Um kurz nach sechs donnert Steinmeier los, auch die Ärmel hat er jetzt hochgekrempelt. Die getragene Außenminister-Tonlage ist weg, jetzt röhrt er mit kehligem Bierzelt-Bariton – genauso wie Schröder. „Die CSU ist richtiggehend durcheinander!“ ruft Steinmeier. Sie habe den „Transrapid gegen die Wand gefahren“, laviere beim Rauchverbot und habe sich sowohl bei der Pendlerpauschale als auch bei der Ganztagsbetreuung blamiert.
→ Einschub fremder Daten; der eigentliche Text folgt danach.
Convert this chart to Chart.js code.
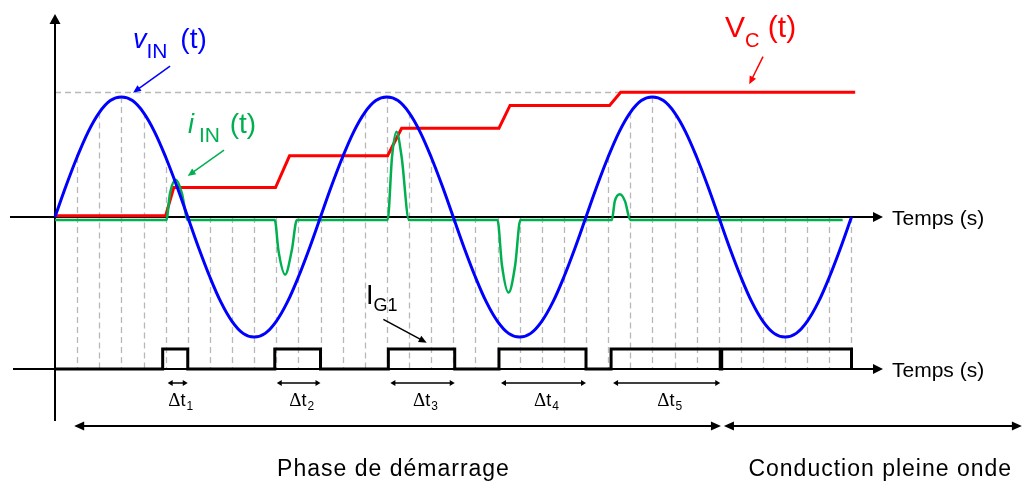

Die Witze des Außenministers über Stoiber kommen im Zelt an

Und dann seien da noch Huber und Beckstein. Dass sie im Kanzleramt auf den Tisch hauen, nimmt Steinmeier ihnen nicht ab. „Der Tisch hatte keine Delle. Ich habe nachgeguckt.“ Und Stoiber: Der denke: „Herrgott, lass mich doch bitte selbst wieder ran!“ Der Witz kommt an.

Die Agenda 2010 thematisiert Steinmeier, ohne den Namen auszusprechen. „Unsere Bilanz lässt sich sehen“, sagt er. „Wir haben Wort gehalten – mit schwierigen und notwendigen Entscheidungen.“ Sein Ziel: „Dass wir in einigen Jahren ernsthaft von Vollbeschäftigung reden und im nächsten Jahrzehnt die Arbeitslosigkeit besiegen.“

Dass er eine Ampel-Koalition gut finden würde, sagt Steinmeier lieber nicht

Doch als kalter Reformer will er an diesem Abend nicht gelten: Er wettert gegen Studiengebühren, geißelt die „Märkte ohne Regeln“ und die „Börsen-Jongleure“. Auch Lafontaine und Gysi kriegen ihr Fett weg: Lafontaine soll beliebt sein? „Ich könnte aus der Haut fahren, wenn ich das höre!“ Lafontaine sei als Finanzminister nach drei Monaten „ausgebüxt“, Gysi habe es als Berliner Wirtschaftssenator nur ein paar Monate ausgehalten. „Soll ich vor solchen Leuten Respekt haben?“ Dass er nach der Wahl eine Ampel-Koalition gut finden würde, sagt er nicht. Lieber streichelt er die Seelen seiner geplagten Sozis „Die SPD ist nicht das alte Möbelstück, dass sich in der politischen Landschaft herumschubsen lässt.“

Den Namen Kurt Beck nennt er nicht einmal. Über das neue Tandem mit Müntefering sagt er: „Eines kann ich euch versprechen: Ein Sauerländer und ein Westfale – das geht!“ Und: „Nutzen wir den den Rückenwind, der hoffentlich davon ausgeht!“ Die Rede ist zu Ende, der Saal tobt. Steinmeiers Bierzelt-Tour geht weiter: Nächste Woche ist Augsburg dran.